-- begin --

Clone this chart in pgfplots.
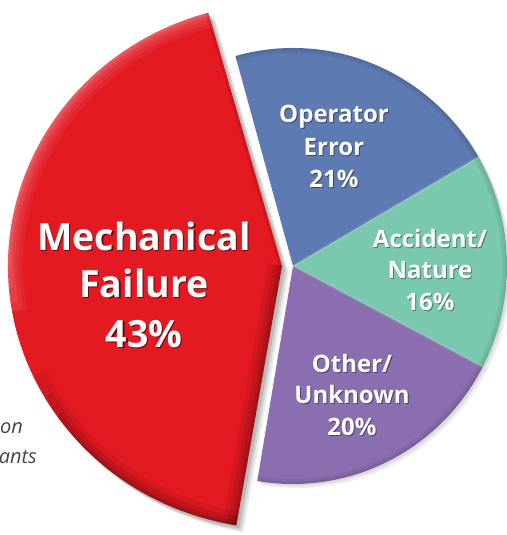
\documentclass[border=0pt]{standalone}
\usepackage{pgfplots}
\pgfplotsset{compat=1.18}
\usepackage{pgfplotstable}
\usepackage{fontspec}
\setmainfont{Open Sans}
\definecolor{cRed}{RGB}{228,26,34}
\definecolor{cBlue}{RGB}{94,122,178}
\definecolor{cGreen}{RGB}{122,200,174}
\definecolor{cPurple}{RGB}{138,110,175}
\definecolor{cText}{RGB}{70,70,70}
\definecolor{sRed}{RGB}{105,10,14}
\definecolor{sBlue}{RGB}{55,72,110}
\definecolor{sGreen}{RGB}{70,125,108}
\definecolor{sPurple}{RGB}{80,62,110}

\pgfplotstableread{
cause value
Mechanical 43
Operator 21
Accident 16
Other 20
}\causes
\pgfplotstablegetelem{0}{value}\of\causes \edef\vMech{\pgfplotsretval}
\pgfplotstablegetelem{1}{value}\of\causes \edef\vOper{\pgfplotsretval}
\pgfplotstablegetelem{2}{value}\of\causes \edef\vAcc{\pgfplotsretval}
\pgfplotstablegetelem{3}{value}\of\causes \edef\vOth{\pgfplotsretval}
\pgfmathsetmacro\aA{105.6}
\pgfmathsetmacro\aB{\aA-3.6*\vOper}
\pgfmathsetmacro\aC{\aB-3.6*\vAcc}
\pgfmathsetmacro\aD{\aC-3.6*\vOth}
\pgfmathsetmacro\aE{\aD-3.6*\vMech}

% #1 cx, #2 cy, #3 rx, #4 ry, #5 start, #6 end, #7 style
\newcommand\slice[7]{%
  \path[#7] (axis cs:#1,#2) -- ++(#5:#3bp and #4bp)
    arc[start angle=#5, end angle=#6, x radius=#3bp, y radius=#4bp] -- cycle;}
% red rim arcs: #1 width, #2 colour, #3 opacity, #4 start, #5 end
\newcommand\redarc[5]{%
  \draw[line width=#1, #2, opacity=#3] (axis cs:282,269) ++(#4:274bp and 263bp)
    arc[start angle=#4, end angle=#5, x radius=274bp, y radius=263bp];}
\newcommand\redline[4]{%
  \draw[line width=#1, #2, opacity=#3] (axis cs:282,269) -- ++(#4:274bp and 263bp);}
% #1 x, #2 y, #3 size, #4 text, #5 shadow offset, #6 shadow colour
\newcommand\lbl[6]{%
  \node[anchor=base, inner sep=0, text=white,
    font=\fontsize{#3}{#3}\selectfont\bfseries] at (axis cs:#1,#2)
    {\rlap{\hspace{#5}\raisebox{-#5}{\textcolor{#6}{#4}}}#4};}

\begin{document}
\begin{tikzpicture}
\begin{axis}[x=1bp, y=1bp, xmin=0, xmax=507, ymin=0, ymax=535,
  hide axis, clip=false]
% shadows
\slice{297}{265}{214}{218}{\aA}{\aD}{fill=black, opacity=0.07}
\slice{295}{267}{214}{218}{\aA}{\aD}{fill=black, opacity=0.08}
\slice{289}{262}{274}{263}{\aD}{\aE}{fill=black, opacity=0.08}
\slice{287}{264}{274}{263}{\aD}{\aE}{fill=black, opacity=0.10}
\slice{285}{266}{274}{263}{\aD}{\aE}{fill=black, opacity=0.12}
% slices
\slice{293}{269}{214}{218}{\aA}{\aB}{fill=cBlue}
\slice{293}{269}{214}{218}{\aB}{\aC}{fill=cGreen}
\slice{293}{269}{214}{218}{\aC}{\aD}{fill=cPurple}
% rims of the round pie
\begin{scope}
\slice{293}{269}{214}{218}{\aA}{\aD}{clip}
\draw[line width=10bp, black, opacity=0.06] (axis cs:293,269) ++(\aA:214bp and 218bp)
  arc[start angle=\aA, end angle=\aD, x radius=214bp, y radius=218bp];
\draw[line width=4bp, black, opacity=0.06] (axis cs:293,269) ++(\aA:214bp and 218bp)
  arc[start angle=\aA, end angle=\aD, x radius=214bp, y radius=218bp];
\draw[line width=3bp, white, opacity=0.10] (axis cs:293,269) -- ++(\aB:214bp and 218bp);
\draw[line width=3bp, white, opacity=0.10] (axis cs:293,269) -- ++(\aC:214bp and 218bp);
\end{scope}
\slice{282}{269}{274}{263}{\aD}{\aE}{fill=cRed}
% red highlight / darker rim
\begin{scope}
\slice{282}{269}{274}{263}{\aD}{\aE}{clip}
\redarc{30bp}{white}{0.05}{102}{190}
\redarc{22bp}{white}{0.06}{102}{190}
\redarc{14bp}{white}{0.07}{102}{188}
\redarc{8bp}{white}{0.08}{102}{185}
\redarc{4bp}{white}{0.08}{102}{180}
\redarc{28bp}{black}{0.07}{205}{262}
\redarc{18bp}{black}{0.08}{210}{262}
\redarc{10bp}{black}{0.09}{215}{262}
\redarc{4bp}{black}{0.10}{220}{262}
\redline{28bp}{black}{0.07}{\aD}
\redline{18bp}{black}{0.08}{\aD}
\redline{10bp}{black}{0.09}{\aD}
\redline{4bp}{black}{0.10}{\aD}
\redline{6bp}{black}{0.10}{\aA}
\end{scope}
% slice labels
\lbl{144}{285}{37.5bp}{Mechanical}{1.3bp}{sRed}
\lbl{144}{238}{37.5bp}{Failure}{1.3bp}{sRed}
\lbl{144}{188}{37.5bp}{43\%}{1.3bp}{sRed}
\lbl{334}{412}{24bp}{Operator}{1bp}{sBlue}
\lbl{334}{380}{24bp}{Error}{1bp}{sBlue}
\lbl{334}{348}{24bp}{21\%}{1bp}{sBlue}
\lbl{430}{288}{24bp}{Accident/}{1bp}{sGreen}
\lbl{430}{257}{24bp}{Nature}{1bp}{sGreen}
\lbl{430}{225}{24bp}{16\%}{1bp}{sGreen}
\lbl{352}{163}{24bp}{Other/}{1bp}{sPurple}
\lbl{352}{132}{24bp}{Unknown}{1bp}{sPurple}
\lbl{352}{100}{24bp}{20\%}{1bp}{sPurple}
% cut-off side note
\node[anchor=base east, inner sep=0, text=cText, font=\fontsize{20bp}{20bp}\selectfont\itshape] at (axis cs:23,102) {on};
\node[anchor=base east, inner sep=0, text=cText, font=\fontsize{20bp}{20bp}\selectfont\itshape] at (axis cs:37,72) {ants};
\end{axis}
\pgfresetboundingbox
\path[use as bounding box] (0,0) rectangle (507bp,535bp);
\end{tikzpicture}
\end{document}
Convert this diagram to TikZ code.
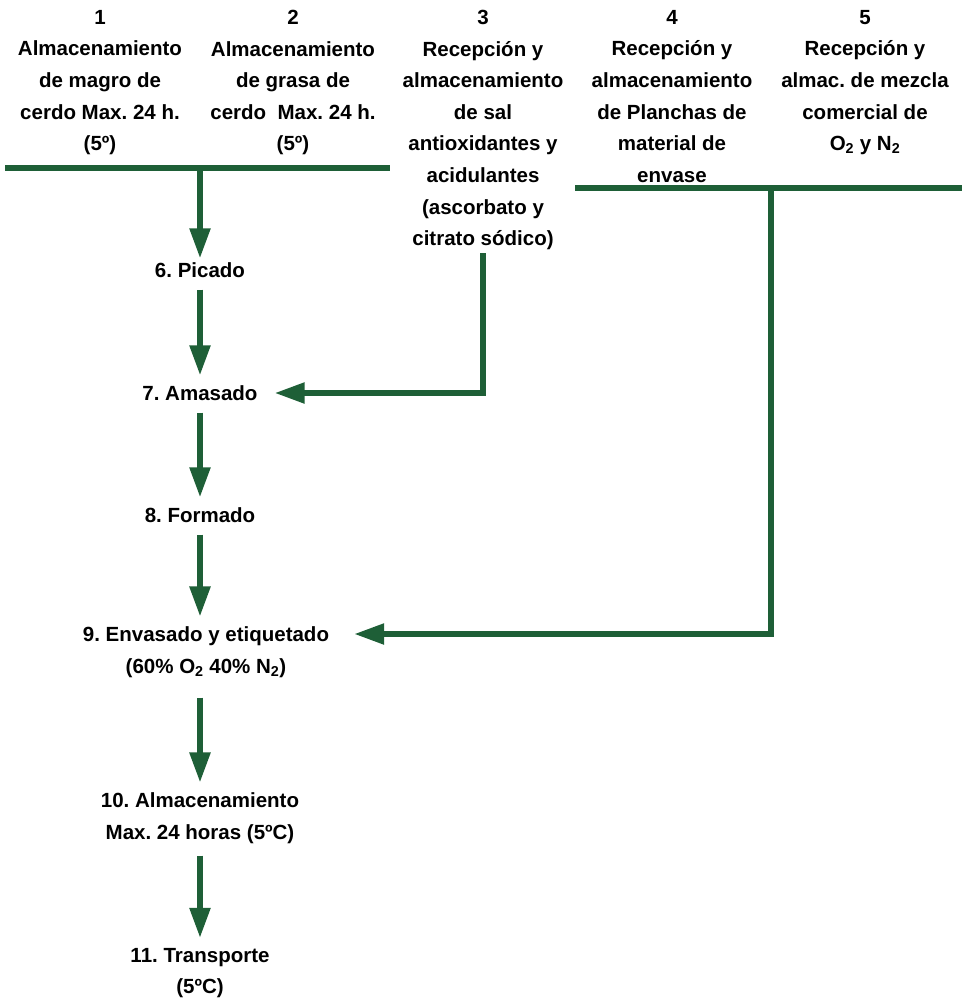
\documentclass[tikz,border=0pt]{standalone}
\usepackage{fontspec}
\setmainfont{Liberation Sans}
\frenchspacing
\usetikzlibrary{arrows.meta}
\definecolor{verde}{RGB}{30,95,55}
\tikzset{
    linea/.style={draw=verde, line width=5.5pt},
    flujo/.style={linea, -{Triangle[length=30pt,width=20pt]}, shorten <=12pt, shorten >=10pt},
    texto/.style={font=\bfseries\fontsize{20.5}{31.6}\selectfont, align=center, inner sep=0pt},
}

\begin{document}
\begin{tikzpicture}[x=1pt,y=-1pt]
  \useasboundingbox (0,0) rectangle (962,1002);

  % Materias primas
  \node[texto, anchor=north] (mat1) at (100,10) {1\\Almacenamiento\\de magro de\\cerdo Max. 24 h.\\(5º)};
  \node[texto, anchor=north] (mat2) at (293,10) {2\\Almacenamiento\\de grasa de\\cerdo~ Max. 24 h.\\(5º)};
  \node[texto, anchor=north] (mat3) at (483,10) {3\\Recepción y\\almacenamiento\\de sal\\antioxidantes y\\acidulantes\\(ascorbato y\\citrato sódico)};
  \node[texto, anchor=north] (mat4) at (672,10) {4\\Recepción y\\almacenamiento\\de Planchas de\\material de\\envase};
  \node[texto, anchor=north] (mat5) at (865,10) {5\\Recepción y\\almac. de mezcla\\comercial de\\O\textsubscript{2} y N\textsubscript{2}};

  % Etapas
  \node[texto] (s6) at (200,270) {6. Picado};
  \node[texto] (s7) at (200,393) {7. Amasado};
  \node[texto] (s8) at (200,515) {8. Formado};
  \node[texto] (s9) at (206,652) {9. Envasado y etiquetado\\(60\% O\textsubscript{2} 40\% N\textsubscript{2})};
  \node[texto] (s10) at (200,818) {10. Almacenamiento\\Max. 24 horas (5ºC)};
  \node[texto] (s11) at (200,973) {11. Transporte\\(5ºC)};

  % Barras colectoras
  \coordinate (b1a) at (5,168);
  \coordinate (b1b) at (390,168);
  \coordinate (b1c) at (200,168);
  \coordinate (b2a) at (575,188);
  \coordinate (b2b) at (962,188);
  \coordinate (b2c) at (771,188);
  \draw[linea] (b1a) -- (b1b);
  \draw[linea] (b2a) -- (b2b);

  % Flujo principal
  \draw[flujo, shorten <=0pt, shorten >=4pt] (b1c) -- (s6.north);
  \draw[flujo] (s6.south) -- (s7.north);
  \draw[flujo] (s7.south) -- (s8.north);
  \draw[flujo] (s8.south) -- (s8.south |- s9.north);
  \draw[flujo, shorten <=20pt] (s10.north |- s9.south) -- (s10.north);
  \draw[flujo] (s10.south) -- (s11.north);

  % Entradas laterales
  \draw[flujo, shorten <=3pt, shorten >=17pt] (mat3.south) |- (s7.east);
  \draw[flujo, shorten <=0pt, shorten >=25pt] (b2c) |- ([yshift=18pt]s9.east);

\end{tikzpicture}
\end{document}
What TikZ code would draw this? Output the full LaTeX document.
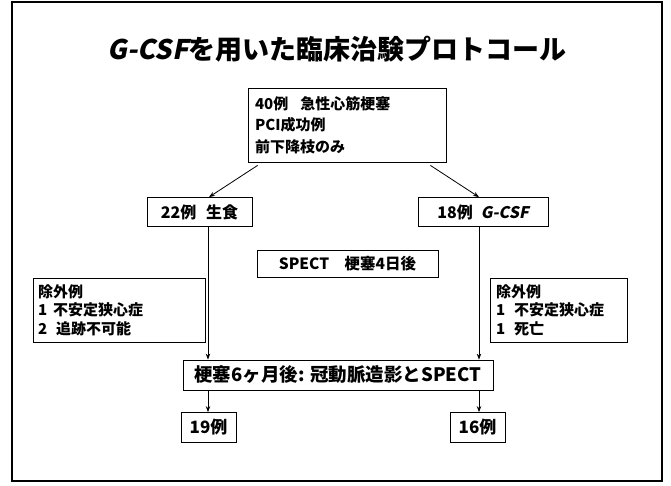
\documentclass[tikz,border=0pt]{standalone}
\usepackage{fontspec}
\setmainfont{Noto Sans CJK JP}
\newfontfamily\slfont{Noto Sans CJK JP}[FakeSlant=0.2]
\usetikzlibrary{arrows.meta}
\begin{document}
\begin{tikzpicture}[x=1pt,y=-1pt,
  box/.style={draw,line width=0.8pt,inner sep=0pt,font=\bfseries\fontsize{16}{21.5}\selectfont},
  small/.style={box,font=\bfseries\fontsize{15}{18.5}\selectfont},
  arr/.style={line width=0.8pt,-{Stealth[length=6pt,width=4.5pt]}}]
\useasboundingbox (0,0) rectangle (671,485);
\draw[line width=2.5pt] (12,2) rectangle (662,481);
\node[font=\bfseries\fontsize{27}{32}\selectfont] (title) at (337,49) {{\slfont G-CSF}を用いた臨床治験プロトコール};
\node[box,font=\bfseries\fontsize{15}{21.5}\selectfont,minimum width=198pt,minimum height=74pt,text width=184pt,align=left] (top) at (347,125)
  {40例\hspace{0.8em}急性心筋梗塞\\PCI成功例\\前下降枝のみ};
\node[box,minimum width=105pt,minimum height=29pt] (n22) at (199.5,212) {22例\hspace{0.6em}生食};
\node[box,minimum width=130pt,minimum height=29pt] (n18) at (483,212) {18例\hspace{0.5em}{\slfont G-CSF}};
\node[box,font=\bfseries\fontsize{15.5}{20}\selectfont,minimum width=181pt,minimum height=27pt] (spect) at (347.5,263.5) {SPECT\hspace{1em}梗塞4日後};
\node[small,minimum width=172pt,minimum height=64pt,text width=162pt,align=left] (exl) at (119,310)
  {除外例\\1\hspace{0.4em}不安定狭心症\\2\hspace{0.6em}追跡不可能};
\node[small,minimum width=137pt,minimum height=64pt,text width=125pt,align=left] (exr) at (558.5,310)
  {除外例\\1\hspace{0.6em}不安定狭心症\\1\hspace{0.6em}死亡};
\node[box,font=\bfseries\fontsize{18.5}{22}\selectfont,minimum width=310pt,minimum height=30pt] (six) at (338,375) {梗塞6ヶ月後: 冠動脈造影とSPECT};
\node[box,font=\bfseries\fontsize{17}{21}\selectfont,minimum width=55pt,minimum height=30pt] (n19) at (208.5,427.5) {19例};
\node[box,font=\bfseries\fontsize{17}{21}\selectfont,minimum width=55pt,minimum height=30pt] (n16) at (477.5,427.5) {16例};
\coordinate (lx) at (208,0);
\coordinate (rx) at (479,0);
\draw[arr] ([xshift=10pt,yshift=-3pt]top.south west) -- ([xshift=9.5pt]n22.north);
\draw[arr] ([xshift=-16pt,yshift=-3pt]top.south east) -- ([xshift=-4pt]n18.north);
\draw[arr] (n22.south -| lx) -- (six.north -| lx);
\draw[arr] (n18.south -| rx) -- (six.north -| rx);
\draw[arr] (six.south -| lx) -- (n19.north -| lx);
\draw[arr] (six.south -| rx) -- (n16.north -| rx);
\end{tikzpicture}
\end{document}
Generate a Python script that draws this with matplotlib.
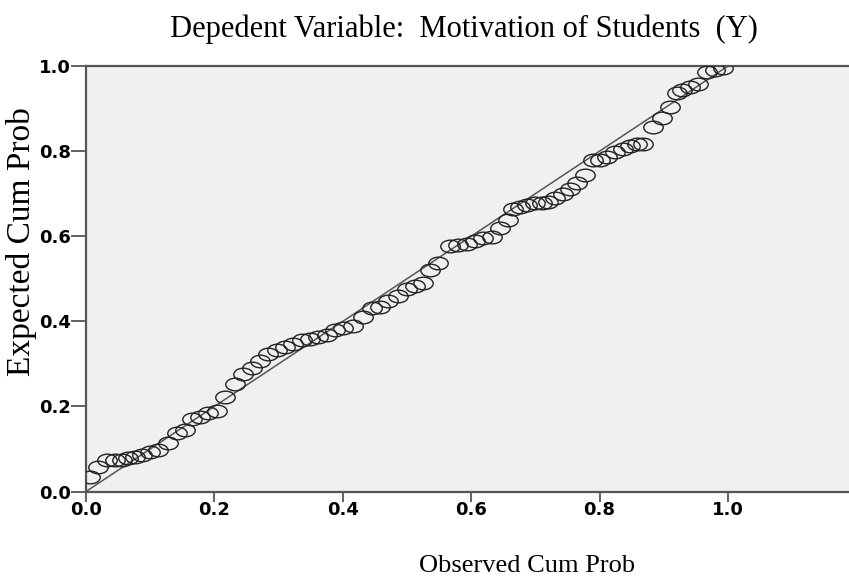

-- end --

Exercise objective: From the listing above, copy every line that holds the string "code".

Response to this exercise:
Convert this diagram to TikZ code.
What TikZ code would draw this? Output the full LaTeX document.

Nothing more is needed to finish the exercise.